*Your task:*
Copy exactly, and only, the lines between the start of the entries below and the line containing "plt.rcParams['font.family'] = ['Liberation", both inclusive. Omit pictures.

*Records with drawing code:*
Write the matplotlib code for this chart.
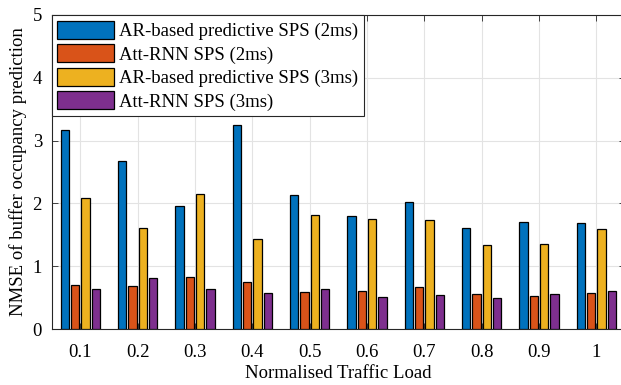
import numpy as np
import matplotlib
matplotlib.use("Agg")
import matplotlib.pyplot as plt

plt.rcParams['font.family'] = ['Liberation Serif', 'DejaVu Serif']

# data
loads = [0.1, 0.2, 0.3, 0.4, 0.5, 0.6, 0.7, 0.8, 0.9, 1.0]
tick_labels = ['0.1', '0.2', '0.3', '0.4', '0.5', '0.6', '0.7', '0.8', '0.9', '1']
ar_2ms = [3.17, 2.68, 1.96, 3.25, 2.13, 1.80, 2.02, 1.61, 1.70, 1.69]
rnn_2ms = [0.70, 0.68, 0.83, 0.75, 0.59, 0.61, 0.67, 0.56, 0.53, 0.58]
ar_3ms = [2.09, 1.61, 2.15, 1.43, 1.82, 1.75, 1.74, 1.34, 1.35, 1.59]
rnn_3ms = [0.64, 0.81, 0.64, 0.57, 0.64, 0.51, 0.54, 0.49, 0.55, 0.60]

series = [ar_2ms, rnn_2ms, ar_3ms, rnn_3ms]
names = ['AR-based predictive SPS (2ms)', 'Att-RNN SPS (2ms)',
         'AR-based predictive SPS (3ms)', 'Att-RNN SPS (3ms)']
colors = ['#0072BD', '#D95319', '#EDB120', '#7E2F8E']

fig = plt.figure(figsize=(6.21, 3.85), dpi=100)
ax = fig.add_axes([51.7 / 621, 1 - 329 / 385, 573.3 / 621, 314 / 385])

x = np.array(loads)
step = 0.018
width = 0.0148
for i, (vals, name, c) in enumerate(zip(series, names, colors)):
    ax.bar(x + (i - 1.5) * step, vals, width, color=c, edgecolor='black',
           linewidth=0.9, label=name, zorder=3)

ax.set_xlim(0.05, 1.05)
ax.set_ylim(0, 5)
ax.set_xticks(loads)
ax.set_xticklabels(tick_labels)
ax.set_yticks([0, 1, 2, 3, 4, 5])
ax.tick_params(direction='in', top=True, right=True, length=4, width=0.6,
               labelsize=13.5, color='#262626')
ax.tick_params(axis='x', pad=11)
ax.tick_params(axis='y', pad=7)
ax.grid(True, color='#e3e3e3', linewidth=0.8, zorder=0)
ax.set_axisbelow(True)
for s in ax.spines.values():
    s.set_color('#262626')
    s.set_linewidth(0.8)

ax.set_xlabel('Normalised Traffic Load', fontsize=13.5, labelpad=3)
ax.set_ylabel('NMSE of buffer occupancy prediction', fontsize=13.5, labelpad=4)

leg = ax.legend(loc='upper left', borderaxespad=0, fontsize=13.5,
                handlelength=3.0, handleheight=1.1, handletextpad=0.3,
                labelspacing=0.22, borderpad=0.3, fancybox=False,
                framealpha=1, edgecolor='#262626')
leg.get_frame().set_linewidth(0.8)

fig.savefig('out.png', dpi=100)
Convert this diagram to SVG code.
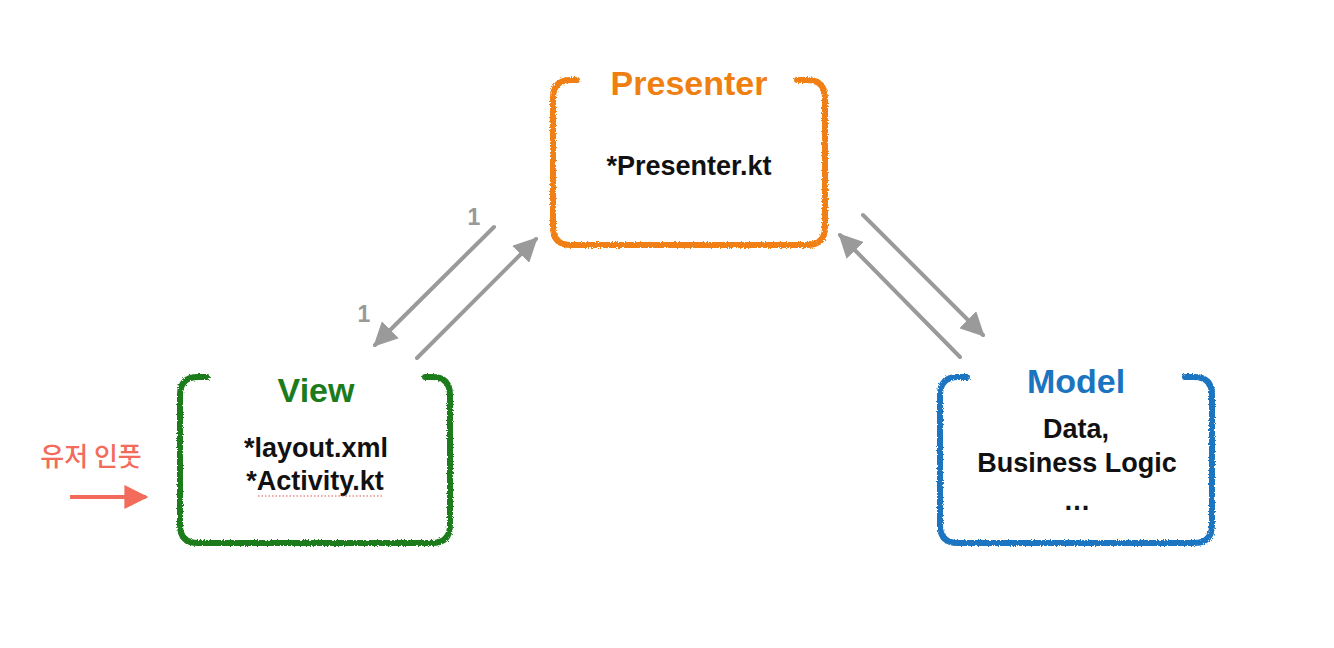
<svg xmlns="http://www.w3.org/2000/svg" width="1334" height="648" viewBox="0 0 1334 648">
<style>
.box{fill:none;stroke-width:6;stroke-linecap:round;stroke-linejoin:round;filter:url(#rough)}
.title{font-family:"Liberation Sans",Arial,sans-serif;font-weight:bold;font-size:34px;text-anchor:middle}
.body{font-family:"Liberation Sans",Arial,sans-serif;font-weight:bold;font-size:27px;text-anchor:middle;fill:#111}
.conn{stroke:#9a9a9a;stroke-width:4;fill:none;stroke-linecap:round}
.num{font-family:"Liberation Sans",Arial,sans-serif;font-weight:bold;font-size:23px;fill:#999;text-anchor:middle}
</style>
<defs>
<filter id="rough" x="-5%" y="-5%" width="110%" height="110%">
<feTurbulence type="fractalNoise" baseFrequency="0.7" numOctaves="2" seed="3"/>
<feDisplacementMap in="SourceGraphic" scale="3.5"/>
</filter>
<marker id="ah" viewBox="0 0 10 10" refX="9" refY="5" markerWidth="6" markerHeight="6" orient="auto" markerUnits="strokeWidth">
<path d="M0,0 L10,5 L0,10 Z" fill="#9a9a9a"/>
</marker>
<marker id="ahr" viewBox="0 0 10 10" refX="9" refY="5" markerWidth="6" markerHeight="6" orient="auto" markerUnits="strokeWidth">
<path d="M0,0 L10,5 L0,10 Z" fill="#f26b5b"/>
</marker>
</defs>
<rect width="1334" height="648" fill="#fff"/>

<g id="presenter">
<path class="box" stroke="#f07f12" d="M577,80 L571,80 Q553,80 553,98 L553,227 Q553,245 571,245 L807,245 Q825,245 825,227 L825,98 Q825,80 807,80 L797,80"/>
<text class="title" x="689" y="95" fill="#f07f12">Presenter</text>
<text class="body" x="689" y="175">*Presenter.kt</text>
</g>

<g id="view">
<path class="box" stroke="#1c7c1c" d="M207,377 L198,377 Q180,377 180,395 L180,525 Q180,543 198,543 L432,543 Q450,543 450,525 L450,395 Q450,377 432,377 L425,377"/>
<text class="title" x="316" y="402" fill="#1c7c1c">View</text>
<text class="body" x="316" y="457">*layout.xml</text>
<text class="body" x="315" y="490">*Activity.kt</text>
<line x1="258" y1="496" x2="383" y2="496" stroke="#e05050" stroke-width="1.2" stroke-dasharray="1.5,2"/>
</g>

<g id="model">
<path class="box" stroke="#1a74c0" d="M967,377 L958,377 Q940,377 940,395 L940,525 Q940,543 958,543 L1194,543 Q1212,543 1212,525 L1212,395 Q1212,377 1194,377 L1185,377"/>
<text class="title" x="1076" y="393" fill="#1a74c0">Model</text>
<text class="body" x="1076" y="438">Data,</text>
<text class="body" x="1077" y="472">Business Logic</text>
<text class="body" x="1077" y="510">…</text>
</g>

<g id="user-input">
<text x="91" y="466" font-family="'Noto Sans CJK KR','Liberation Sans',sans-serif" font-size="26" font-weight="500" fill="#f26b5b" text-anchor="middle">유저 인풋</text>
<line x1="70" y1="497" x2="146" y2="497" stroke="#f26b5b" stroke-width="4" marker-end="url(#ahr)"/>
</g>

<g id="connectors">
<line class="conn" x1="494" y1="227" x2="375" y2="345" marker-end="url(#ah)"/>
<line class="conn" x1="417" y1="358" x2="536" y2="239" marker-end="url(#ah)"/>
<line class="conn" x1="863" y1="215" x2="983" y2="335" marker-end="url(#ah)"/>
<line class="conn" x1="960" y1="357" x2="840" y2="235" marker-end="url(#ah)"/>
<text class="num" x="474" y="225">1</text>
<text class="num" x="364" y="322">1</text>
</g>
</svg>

*Answer:*
Write the matplotlib code for this chart.
import numpy as np
import matplotlib
matplotlib.use("Agg")
import matplotlib.pyplot as plt

plt.rcParams['font.family'] = ['Liberation Serif', 'DejaVu Serif']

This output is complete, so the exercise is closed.